Он говорил уверенно, он знал причины прошлых бед и знал, что надо делать: вернуться к «чистоте двадцатых годов».
«Необходимо восстановить атмосферу первых лет советской власти, простоту отношений, доступность руководства… Вернуться к настоящей внутрипартийной демократии, к неподдельным рабоче-крестьянским Советам, вернуться к тому, что было провозглашено в октябре 1917 года. Вначале этого нельзя было осуществить из-за гражданской войны, из-за голода, а потом помешала внутрипартийная борьба. Перерождение аппарата превратило демократический централизм в бюрократический, породило сталинский культ, беззаконие, насилие, террор».
Мы познакомились с ним, когда он пришел в редакцию «Иностранной литературы» к своему другу Николаю Стальскому, тоже недавно реабилитированному. Они оба в двадцатые годы работали в Ростове, были приятелями Фадеева.
Макарьев рассказывал, как Фадеев пригласил его на дачу.
— Он передо мной вроде как оправдывался. Когда-то был настоящим большевиком. Что потом стало, каким он сделался, — не знаю, не понимаю. Посмотрел на его дачу, спросил: «Саша, а зачем тебе этот дворец?» Он насупился, а потом сказал: «Отдам под детский сад».

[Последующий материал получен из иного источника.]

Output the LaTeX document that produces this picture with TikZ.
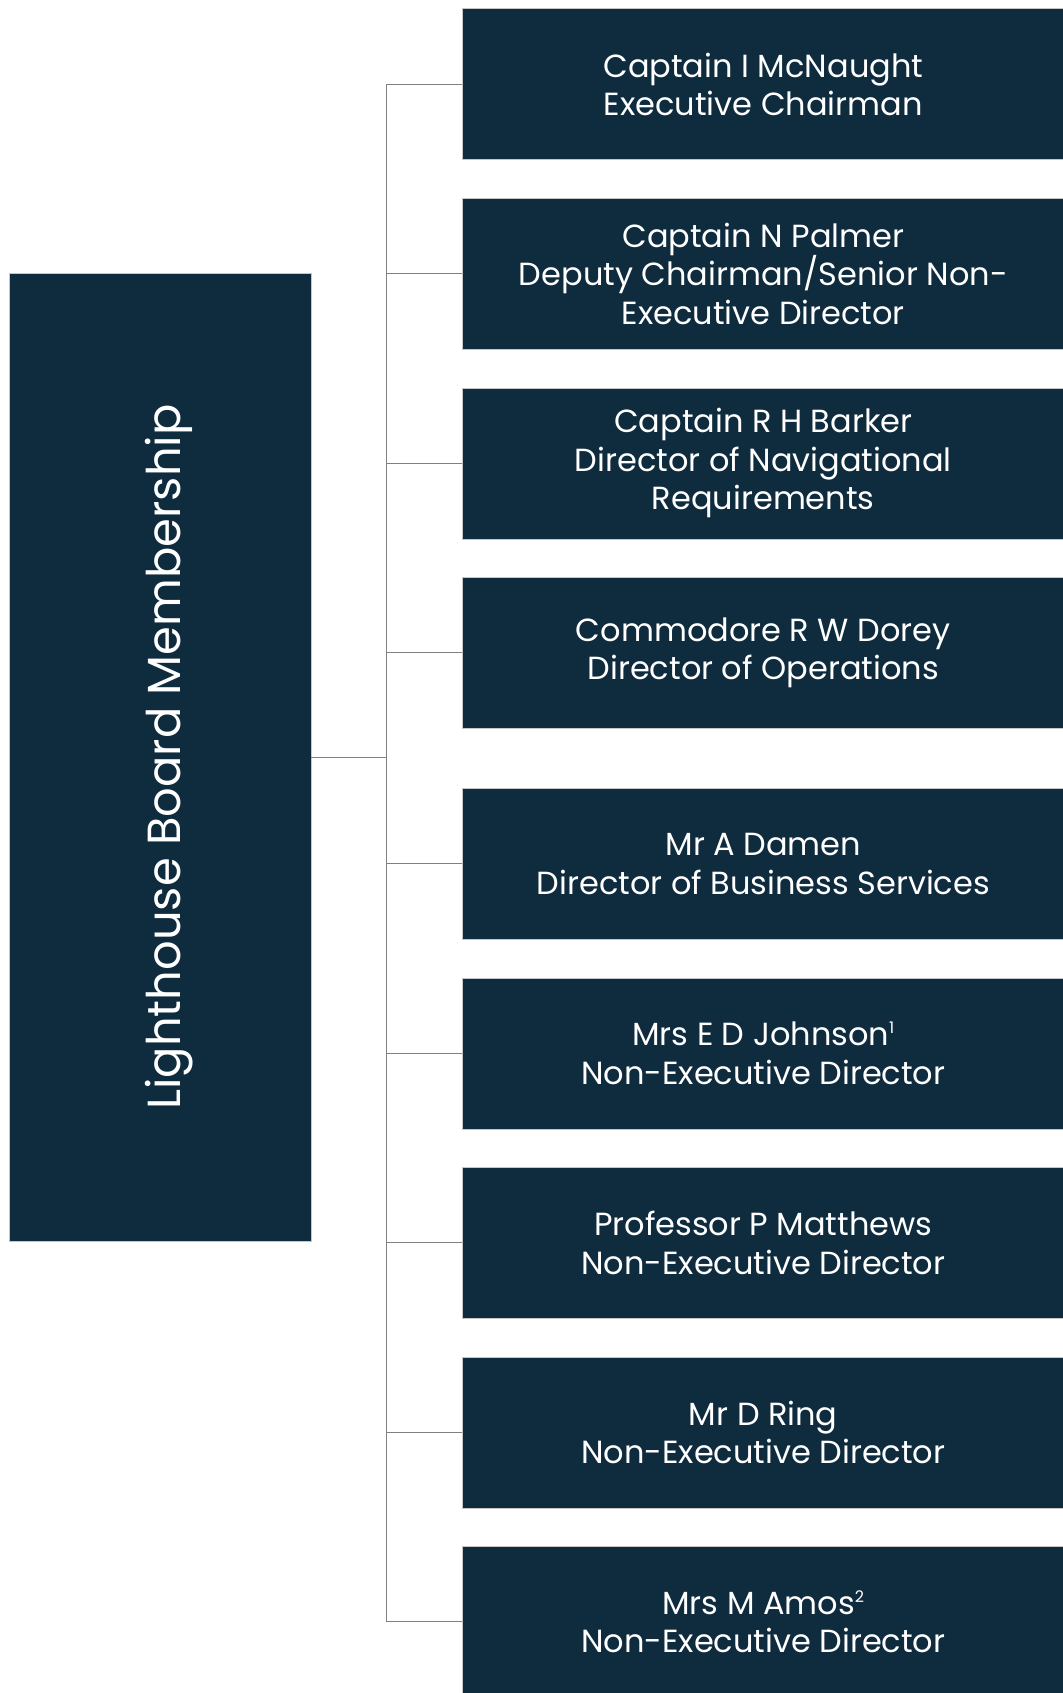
\documentclass[tikz,border=0pt]{standalone}
\usepackage{fontspec}
\setmainfont{Poppins}
\usetikzlibrary{calc}
\definecolor{boardnavy}{RGB}{15,43,62}
\definecolor{linkgrey}{RGB}{128,128,128}
\newcommand{\notemark}[1]{\raisebox{12pt}{\fontsize{16}{16}\selectfont #1}}
\tikzset{
	member/.style={fill=boardnavy, draw=gray!45, line width=0.6pt, anchor=north west, minimum width=602, minimum height=151, inner sep=0pt, text=white, align=center, font=\fontsize{32}{38.6}\selectfont},
	link/.style={draw=linkgrey, line width=1.3pt}
}

\begin{document}
\begin{tikzpicture}[x=1pt, y=-1pt]
			%%%%% START %%%%%
			\useasboundingbox (0, 0) rectangle (1062, 1693);
			
			\node[fill=boardnavy, draw=gray!45, line width=0.6pt, anchor=north west, minimum width=302, minimum height=968, inner sep=0pt] (board) at (8.5, 273) {};
			\node[rotate=90, anchor=base, text=white, font=\fontsize{46.4}{55}\selectfont] (title) at (180, 757) {Lighthouse Board Membership};
			
			\node[member] (chair) at (462, 8.5) {Captain I McNaught\\Executive Chairman};
			\node[member] (deputy) at (462, 198) {Captain N Palmer\\Deputy Chairman/Senior Non-\\Executive Director};
			\node[member] (barker) at (462, 387.5) {Captain R H Barker\\Director of Navigational\\Requirements};
			\node[member] (dorey) at (462, 577) {Commodore R W Dorey\\Director of Operations};
			
			\node[member] (damen) at (462, 788) {Mr A Damen\\Director of Business Services};
			\node[member] (johnson) at (462, 977.5) {Mrs E D Johnson\notemark{1}\\Non-Executive Director};
			\node[member] (matthews) at (462, 1167) {Professor P Matthews\\Non-Executive Director};
			\node[member] (ring) at (462, 1356.5) {Mr D Ring\\Non-Executive Director};
			\node[member] (amos) at (462, 1546) {Mrs M Amos\notemark{2}\\Non-Executive Director};
			
			\coordinate (spine) at (386.5, 0);
			
			\draw[link] (board.east) -- (board.east -| spine);
			\draw[link] (chair.west -| spine) -- (amos.west -| spine);
			
			\draw[link] (chair.west) -- (chair.west -| spine);
			\draw[link] (deputy.west) -- (deputy.west -| spine);
			\draw[link] (barker.west) -- (barker.west -| spine);
			\draw[link] (dorey.west) -- (dorey.west -| spine);
			\draw[link] (damen.west) -- (damen.west -| spine);
			\draw[link] (johnson.west) -- (johnson.west -| spine);
			\draw[link] (matthews.west) -- (matthews.west -| spine);
			\draw[link] (ring.west) -- (ring.west -| spine);
			\draw[link] (amos.west) -- (amos.west -| spine);
			
			%%%%% END %%%%%
		\end{tikzpicture}
\end{document}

В день самоубийства Фадеева 13 мая 1956 года мы встретили на улице Макарьева, он был бледнее обычного. Ему было необходимо говорить, говорить… Он зазвал нас к себе и до ночи рассказывал о Фадееве, об их общей молодости.

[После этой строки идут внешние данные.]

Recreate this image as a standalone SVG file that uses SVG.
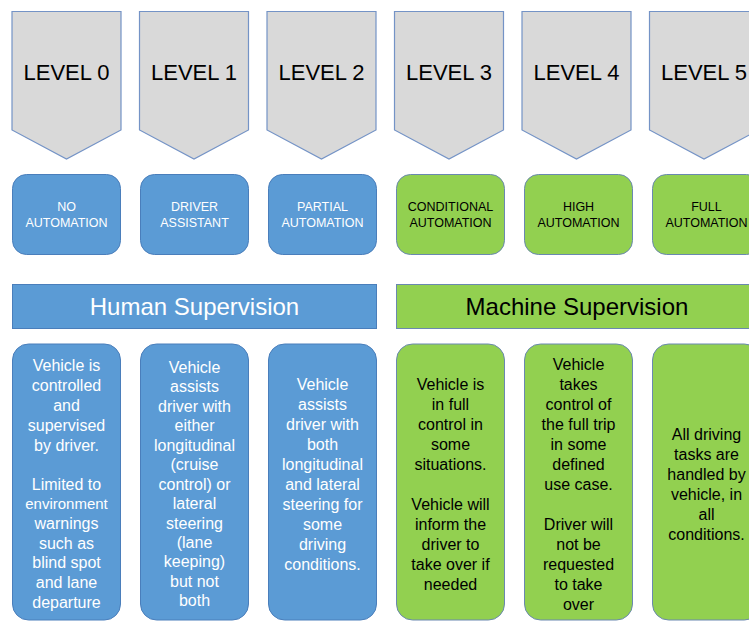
<svg xmlns="http://www.w3.org/2000/svg" width="749" height="621" viewBox="0 0 749 621">
<style>
.chev{fill:#D9D9D9;stroke:#7493C6;stroke-width:1.2}
.blue{fill:#5B9BD5;stroke:#4A7EBB;stroke-width:1}
.green{fill:#92D050;stroke:#6A88B0;stroke-width:1}
.lvl{font-family:"Liberation Sans",Arial,sans-serif;font-size:22px;fill:#000;text-anchor:middle}
.cap{font-family:"Liberation Sans",Arial,sans-serif;font-size:12.5px;text-anchor:middle}
.ban{font-family:"Liberation Sans",Arial,sans-serif;font-size:24px;text-anchor:middle}
.body{font-family:"Liberation Sans",Arial,sans-serif;font-size:16px;text-anchor:middle}
.w{fill:#FFFFFF}
.k{fill:#000000}
</style>
<rect width="749" height="621" fill="#FFFFFF"/>
<g id="level0"><path class="chev" d="M12,11.5 H121 V130 L66.5,159 L12,130 Z"/><text class="lvl" x="66.5" y="80">LEVEL 0</text></g>
<g id="level1"><path class="chev" d="M139.5,11.5 H248.5 V130 L194,159 L139.5,130 Z"/><text class="lvl" x="194" y="80">LEVEL 1</text></g>
<g id="level2"><path class="chev" d="M267,11.5 H376 V130 L321.5,159 L267,130 Z"/><text class="lvl" x="321.5" y="80">LEVEL 2</text></g>
<g id="level3"><path class="chev" d="M394.5,11.5 H503.5 V130 L449,159 L394.5,130 Z"/><text class="lvl" x="449" y="80">LEVEL 3</text></g>
<g id="level4"><path class="chev" d="M522,11.5 H631 V130 L576.5,159 L522,130 Z"/><text class="lvl" x="576.5" y="80">LEVEL 4</text></g>
<g id="level5"><path class="chev" d="M649.5,11.5 H758.5 V130 L704,159 L649.5,130 Z"/><text class="lvl" x="704" y="80">LEVEL 5</text></g>

<g id="cat0"><rect class="blue" x="12.5" y="174.5" width="108" height="80" rx="14"/><text class="cap w" x="66.5" y="211">NO</text><text class="cap w" x="66.5" y="227">AUTOMATION</text></g>
<g id="cat1"><rect class="blue" x="140.5" y="174.5" width="108" height="80" rx="14"/><text class="cap w" x="194.5" y="211">DRIVER</text><text class="cap w" x="194.5" y="227">ASSISTANT</text></g>
<g id="cat2"><rect class="blue" x="268.5" y="174.5" width="108" height="80" rx="14"/><text class="cap w" x="322.5" y="211">PARTIAL</text><text class="cap w" x="322.5" y="227">AUTOMATION</text></g>
<g id="cat3"><rect class="green" x="396.5" y="174.5" width="108" height="80" rx="14"/><text class="cap k" x="450.5" y="211">CONDITIONAL</text><text class="cap k" x="450.5" y="227">AUTOMATION</text></g>
<g id="cat4"><rect class="green" x="524.5" y="174.5" width="108" height="80" rx="14"/><text class="cap k" x="578.5" y="211">HIGH</text><text class="cap k" x="578.5" y="227">AUTOMATION</text></g>
<g id="cat5"><rect class="green" x="652.5" y="174.5" width="108" height="80" rx="14"/><text class="cap k" x="706.5" y="211">FULL</text><text class="cap k" x="706.5" y="227">AUTOMATION</text></g>

<g id="human-supervision"><rect class="blue" x="12.5" y="284.5" width="364" height="44"/><text class="ban w" x="194.5" y="315">Human Supervision</text></g>
<g id="machine-supervision"><rect class="green" x="396.5" y="284.5" width="361" height="44"/><text class="ban k" x="577" y="315">Machine Supervision</text></g>

<g id="desc0"><rect class="blue" x="12.5" y="344" width="108" height="276" rx="16"/>
<text class="body w" x="66.5"><tspan x="66.5" y="371">Vehicle is</tspan><tspan x="66.5" y="391">controlled</tspan><tspan x="66.5" y="411">and</tspan><tspan x="66.5" y="431">supervised</tspan><tspan x="66.5" y="451">by driver.</tspan><tspan x="66.5" y="490">Limited to</tspan><tspan x="66.5" y="509" font-size="15">environment</tspan><tspan x="66.5" y="529">warnings</tspan><tspan x="66.5" y="549">such as</tspan><tspan x="66.5" y="568">blind spot</tspan><tspan x="66.5" y="588">and lane</tspan><tspan x="66.5" y="608">departure</tspan></text></g>
<g id="desc1"><rect class="blue" x="140.5" y="344" width="108" height="276" rx="16"/>
<text class="body w" x="194.5"><tspan x="194.5" y="373">Vehicle</tspan><tspan x="194.5" y="392">assists</tspan><tspan x="194.5" y="412">driver with</tspan><tspan x="194.5" y="431">either</tspan><tspan x="194.5" y="451">longitudinal</tspan><tspan x="194.5" y="470">(cruise</tspan><tspan x="194.5" y="490">control) or</tspan><tspan x="194.5" y="509">lateral</tspan><tspan x="194.5" y="529">steering</tspan><tspan x="194.5" y="548">(lane</tspan><tspan x="194.5" y="567">keeping)</tspan><tspan x="194.5" y="587">but not</tspan><tspan x="194.5" y="606">both</tspan></text></g>
<g id="desc2"><rect class="blue" x="268.5" y="344" width="108" height="276" rx="16"/>
<text class="body w" x="322.5"><tspan x="322.5" y="390">Vehicle</tspan><tspan x="322.5" y="410">assists</tspan><tspan x="322.5" y="430">driver with</tspan><tspan x="322.5" y="450">both</tspan><tspan x="322.5" y="470">longitudinal</tspan><tspan x="322.5" y="490">and lateral</tspan><tspan x="322.5" y="510">steering for</tspan><tspan x="322.5" y="530">some</tspan><tspan x="322.5" y="550">driving</tspan><tspan x="322.5" y="570">conditions.</tspan></text></g>
<g id="desc3"><rect class="green" x="396.5" y="344" width="108" height="276" rx="16"/>
<text class="body k" x="450.5"><tspan x="450.5" y="390">Vehicle is</tspan><tspan x="450.5" y="410">in full</tspan><tspan x="450.5" y="430">control in</tspan><tspan x="450.5" y="450">some</tspan><tspan x="450.5" y="470">situations.</tspan><tspan x="450.5" y="510">Vehicle will</tspan><tspan x="450.5" y="530">inform the</tspan><tspan x="450.5" y="550">driver to</tspan><tspan x="450.5" y="570">take over if</tspan><tspan x="450.5" y="590">needed</tspan></text></g>
<g id="desc4"><rect class="green" x="524.5" y="344" width="108" height="276" rx="16"/>
<text class="body k" x="578.5"><tspan x="578.5" y="370">Vehicle</tspan><tspan x="578.5" y="390">takes</tspan><tspan x="578.5" y="410">control of</tspan><tspan x="578.5" y="430">the full trip</tspan><tspan x="578.5" y="450">in some</tspan><tspan x="578.5" y="470">defined</tspan><tspan x="578.5" y="490">use case.</tspan><tspan x="578.5" y="530">Driver will</tspan><tspan x="578.5" y="550">not be</tspan><tspan x="578.5" y="570">requested</tspan><tspan x="578.5" y="590">to take</tspan><tspan x="578.5" y="610">over</tspan></text></g>
<g id="desc5"><rect class="green" x="652.5" y="344" width="108" height="276" rx="16"/>
<text class="body k" x="706.5"><tspan x="706.5" y="440">All driving</tspan><tspan x="706.5" y="460">tasks are</tspan><tspan x="706.5" y="480">handled by</tspan><tspan x="706.5" y="500">vehicle, in</tspan><tspan x="706.5" y="520">all</tspan><tspan x="706.5" y="540">conditions.</tspan></text></g>
<g id="connectors"></g>
</svg>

«Сообщение в газете о причинах смерти — чистое вранье. Фадеев полгода уже совсем не пил. С ним что-то произошло после съезда. В последние дни он ходил по старым друзьям, накануне был у Либединского. Неужели и у него руки в крови? Но если и так, то теперь он смыл ее своей кровью».
Макарьев стал часто приходить к нам, иногда хмельным, иногда выпивал у нас, быстро хмелел и тогда уже не мог замолчать. В любом обществе он говорил больше всех, либо читал вслух стихи и прозу. Однажды у нас заполночь читал рассказы Хемингуэя. Охотно вспоминал о РАППе, [4] РАПП — Российская ассоциация пролетарских писателей, советская литературная организация. Оформилась в январе 1925 как основной отряд Всесоюзной ассоциации пролетарских писателей (ВАПП), которая существовала с 1924 и теоретическим органом которой был журнал «На посту». РАПП была наиболее массовой из литературных организаций 2-й половины 20-х гг., включавшей рабкоров и литкружковцев. — Polochanin72.

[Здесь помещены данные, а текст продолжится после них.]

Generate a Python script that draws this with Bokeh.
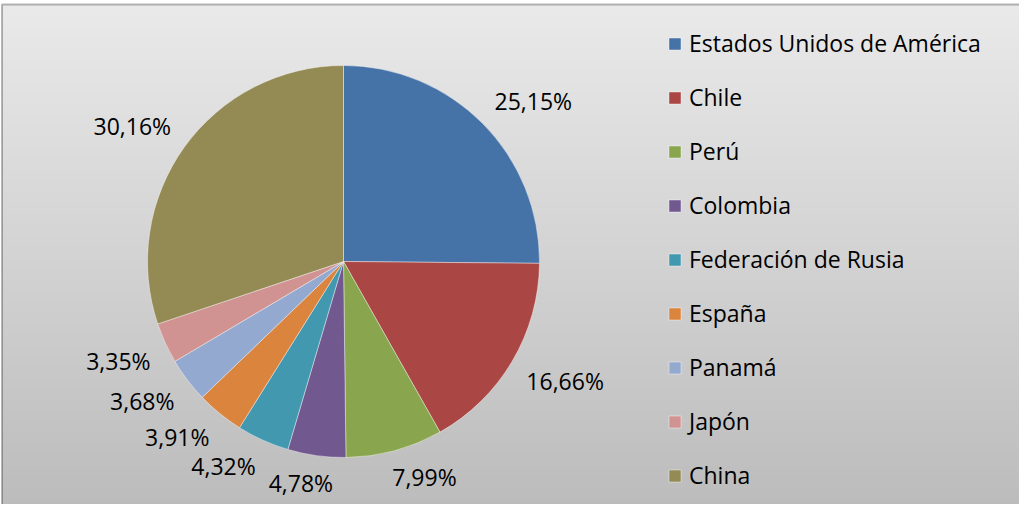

о Горьком, он состоял при нем последние годы. Реже всего вспоминал о лагере. Ему необходимы были слушатели, внимательные, восхищенные. На первых порах их было много.
— Помните сталинскую резолюцию на сказке Горького «Эта штука посильнее, чем «Фауст» Гете. Любовь побеждает смерть». Он это моим карандашом написал. Сидели тогда у Горького, он, Ворошилов, еще кто-то. Сталин начал вслух читать «Девушку и смерть». Горький морщился, отмахивался, мол, глупость, юношеское баловство. А Сталин все цокал от восхищения. Все выпили здорово тогда. Горький, пожалуй, один был трезвым. Сталин ко мне: «Давай карандаш». И наложил резолюцию, «любов» — без мягкого знака написал. Потом Ворошилову подсунул: «пиши». Тот развел тягомотину. Горький был очень недоволен. Последствиями этой пьяной резолюции были статьи, книги, диссертации. Мариэтта Шагинян, бывшая приятельница Андрея Белого, Мережковских, утверждала, что пересмотрела свои суждения о Гете, сложившиеся за десятилетия, «в свете гениального определения товарища Сталина».